Чутье давно ему подсказывало, что где-то нужна его помощь и тянуло домой. Было стыдно за свою покорность, и настырность посланника молодой графини вызвала восхищение. Но эти гвардейцы, вот же горячие головы! Едва шпагу освоят — и пошли махать, а близким одно горе...
— Один вопрос, молодой человек... — в карете мужчина с интересом посмотрел на сопровождающего. — Я, вообще-то, придворный медик. А если бы мне довелось у самой Государыни пребывать?
— Для её Величества я бы нашёл другую фразу... — не моргнув глазом ответил Оленев.
— Повезло вашему другу с вами... Кстати, поясните хоть, кто это и кем ранен? Я так понял, что он — офицер, с успешной карьерой, ещё и Бестужеву интересен... И зачем же, бога ради, на дуэль? Одна беда с тех безумных баталий!
— Не спешите судить!! — Возмущённо воскликнув, Никита заговорил, едва скрывая вызов. В вопросах гоф-медика ему явно послышалась ирония.
— Александр Белов произведён в подпоручики лейб-гвардии ввиду особых заслуг... И, смею полагать, на дуэли уцелел бы верней!
“А вдруг сей пригретый светило сейчас откажет... Велит искать лекаря невесть где в полку... И вернётся туда, где пациенты высочайшего чина... Кто мы рядом с ними — сверчки? букашки?... Черт, я опять об этом думаю...”
— А причины его ран в самоотверженности... Ягужинскую из огня спасал, а сам вот... не успел до обрушения. Все это так нелепо, в голове не укладывается... И я прошу вас... просто прошу! — добавил он умоляюще. — Анастасия не помнит никого, надёжнее вас, а я так вовсе... Вы были дружны с её отцом, помогите её...
— Не извольте беспокоится, князь. — доктор пожал его кисть, заметив колючий взгляд. — Помочь в спасении, тем паче самоотверженному — это мой долг, с кем бы я не дружил... В каком он состоянии? Другой лекарь был? Говорите, что знаете, пока едем.
====== Ночь спасения ======
“Ах, беда окаянная... больше суток потеряно! А ведь мог сразу помочь этому юноше! Так нет же, застрял, аки пленник... Но чем выше летаешь, тем меньше знаешь воли... — сетовал Паульсен, проходя в зловещий сумрак спальни. — Разве скажешь тому всесильному, что отвлекая на эту пустую болтовню да мелкие жалобы, он забирает, возможно, чью-то жизнь, которую можно ещё спасти.”
Взглянув на заострившееся лицо раненого и проверив пульс, он нахмурился. Биение было слабым, неровным, а дыхание прерывистым. “...Не мудрено, вторую ночь от смерти бегать...” — и тут же, поймав издалека напряженный, испуганный взгляд Анастасии, принял невозмутимый вид.

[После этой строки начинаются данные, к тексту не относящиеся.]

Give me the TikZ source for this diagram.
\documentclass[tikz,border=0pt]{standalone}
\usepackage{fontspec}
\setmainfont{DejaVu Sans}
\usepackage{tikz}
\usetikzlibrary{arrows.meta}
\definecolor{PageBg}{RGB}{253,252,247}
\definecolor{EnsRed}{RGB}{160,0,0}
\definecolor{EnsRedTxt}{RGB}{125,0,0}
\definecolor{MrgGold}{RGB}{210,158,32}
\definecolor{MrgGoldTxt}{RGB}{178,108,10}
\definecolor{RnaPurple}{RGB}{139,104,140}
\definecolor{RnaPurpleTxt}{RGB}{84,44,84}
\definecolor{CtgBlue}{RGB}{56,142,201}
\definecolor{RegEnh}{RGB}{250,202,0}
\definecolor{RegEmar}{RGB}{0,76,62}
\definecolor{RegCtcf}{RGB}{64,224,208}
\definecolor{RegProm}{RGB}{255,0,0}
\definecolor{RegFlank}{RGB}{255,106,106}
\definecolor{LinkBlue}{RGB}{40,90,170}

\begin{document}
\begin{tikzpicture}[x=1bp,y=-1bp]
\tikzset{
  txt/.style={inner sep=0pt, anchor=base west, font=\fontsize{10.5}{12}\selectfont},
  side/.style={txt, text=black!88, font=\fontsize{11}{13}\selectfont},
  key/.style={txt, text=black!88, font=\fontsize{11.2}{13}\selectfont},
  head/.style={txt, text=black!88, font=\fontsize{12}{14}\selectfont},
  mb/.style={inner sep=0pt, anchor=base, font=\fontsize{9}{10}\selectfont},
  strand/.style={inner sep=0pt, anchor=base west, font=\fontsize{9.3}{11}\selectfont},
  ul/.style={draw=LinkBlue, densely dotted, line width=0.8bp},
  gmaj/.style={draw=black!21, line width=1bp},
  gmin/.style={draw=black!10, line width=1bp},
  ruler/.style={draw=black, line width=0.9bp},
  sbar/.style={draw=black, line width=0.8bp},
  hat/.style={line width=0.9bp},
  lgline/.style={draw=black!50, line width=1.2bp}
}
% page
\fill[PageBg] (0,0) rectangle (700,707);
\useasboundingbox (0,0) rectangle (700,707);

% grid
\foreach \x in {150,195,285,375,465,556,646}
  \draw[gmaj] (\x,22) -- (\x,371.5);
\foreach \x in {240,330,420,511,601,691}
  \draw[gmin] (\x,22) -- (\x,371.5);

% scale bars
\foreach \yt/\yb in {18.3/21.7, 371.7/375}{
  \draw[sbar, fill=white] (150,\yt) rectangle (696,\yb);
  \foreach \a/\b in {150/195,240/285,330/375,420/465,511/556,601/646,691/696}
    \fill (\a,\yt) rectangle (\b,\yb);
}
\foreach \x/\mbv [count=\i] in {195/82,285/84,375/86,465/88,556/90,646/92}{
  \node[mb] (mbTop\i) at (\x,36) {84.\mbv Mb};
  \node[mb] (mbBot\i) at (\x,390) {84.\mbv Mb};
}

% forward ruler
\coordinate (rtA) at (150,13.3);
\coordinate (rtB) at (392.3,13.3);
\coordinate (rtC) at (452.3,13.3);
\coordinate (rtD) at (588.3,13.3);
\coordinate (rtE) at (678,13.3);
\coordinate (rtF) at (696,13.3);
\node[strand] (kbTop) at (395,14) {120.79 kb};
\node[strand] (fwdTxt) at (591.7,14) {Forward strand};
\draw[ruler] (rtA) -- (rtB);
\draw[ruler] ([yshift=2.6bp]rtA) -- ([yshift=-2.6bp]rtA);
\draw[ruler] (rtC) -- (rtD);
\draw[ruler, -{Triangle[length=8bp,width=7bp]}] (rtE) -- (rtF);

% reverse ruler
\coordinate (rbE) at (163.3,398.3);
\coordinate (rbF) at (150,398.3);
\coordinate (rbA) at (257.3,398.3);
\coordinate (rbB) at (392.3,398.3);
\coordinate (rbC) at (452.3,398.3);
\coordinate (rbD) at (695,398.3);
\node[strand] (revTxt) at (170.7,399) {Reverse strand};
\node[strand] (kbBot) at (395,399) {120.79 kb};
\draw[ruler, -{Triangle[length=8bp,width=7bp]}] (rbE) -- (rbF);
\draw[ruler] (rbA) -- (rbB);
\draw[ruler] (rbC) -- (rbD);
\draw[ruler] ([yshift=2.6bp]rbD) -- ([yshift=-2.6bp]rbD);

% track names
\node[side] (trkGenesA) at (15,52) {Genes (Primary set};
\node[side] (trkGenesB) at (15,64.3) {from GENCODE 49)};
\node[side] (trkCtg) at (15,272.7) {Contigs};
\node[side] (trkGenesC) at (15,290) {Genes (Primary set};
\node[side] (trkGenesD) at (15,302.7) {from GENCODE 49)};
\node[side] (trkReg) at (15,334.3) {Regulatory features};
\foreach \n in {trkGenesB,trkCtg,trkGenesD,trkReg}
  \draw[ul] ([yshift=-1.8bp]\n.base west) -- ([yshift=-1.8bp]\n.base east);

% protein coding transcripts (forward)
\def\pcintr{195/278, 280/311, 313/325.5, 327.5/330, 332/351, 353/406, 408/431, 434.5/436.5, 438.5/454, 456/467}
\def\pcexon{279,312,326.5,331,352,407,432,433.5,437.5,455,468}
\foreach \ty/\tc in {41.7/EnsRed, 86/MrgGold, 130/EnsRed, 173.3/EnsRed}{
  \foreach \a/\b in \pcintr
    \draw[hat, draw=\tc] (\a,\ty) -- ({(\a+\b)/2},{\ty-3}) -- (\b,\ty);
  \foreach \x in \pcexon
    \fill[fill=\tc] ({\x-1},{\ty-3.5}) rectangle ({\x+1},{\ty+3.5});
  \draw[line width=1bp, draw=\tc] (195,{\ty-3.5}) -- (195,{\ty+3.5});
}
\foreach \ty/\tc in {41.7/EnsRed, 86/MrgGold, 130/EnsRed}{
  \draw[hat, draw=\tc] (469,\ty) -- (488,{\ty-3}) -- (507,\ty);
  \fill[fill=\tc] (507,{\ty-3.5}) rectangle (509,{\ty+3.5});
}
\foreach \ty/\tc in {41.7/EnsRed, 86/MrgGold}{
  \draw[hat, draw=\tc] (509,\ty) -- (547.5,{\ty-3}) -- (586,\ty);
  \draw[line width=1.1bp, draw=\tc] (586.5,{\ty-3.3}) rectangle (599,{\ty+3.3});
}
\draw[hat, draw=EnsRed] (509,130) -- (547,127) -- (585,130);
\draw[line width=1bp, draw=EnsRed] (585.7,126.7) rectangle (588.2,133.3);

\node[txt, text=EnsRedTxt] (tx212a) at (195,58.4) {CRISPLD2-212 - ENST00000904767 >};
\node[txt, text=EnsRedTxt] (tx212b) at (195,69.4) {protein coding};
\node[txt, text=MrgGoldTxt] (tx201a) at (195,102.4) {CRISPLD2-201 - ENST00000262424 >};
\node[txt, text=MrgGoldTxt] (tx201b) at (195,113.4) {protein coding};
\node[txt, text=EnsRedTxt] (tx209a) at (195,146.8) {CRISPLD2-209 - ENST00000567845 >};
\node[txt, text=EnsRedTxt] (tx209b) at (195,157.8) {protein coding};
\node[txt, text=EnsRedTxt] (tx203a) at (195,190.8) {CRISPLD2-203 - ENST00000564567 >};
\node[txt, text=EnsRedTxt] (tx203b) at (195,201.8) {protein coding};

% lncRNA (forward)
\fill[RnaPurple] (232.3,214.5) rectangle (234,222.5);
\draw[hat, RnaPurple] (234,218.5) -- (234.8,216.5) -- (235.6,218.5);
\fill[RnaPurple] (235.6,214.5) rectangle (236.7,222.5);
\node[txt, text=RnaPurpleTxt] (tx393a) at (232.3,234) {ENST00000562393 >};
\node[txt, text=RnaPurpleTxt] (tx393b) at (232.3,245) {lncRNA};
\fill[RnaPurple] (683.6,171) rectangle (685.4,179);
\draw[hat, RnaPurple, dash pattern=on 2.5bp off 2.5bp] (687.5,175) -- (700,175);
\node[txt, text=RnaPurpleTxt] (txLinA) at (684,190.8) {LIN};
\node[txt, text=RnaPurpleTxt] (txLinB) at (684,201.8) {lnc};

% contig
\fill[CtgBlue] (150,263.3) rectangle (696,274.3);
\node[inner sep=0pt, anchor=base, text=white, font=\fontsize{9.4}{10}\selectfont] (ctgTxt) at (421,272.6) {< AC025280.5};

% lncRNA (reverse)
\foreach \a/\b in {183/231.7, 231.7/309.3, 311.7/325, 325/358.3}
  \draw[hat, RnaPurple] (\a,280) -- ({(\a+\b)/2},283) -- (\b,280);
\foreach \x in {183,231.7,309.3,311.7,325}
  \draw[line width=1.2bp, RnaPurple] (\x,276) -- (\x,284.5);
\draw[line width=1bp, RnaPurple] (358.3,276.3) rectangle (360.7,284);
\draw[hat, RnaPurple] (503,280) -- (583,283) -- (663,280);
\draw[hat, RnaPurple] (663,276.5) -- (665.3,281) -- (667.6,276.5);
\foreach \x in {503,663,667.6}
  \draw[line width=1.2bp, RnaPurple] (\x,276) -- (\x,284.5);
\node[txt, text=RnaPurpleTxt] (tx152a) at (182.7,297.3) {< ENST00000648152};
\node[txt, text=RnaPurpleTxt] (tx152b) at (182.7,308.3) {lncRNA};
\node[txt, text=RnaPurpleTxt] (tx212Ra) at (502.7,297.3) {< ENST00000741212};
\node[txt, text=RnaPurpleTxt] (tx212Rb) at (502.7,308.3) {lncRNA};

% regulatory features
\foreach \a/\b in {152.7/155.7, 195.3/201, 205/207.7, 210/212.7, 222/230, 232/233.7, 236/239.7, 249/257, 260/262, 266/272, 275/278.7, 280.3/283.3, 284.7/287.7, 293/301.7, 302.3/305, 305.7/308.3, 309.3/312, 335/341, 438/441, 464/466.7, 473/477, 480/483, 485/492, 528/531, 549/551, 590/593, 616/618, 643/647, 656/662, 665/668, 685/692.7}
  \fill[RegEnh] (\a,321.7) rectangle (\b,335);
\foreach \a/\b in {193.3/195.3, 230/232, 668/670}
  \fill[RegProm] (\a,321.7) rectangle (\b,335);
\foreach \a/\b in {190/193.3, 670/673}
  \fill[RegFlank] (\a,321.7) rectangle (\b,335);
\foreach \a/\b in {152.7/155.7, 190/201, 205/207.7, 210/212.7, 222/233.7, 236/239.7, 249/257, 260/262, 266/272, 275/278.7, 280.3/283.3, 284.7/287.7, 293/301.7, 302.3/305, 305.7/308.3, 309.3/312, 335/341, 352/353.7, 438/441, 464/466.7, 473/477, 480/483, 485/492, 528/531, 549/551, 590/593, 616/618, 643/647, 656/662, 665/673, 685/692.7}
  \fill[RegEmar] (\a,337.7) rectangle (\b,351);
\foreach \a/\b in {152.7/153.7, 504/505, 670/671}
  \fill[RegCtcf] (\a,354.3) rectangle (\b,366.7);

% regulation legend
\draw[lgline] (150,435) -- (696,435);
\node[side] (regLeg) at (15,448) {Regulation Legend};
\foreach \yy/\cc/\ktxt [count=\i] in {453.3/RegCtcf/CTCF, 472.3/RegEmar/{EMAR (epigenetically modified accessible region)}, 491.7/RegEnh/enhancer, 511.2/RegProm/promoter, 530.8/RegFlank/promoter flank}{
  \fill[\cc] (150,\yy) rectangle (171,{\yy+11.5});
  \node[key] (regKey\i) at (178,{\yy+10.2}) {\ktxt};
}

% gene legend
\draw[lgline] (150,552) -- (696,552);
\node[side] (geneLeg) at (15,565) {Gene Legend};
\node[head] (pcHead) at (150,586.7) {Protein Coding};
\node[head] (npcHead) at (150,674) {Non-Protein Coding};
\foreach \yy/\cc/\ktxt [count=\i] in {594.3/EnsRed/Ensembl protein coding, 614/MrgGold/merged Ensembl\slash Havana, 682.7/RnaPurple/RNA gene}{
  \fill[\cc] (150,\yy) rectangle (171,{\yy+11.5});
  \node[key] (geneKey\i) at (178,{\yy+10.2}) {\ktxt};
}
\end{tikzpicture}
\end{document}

Сняв повязки, доктор осмотрел внимательно обе раны и сосредоточился, мысленно рассуждая:
“А под грудью-то почти благоприятно... Кабы чуть поглубже, да не знахарь — там уж верная, мучительная гибель. Миазмы из ран вытягивать мазями — все лучше, нежели бестолку лекарством запаивать... Или того хуже – кровь пускать...”
Но осмотрев верхнюю рану, он тяжело вздохнул: “А вот здесь нехорошо, угрожающе... Не помочь тут мазями, скальпель нужен, и глубоко...”
Со вздохом Паульсен достал инструмент и задумался над обезболиванием.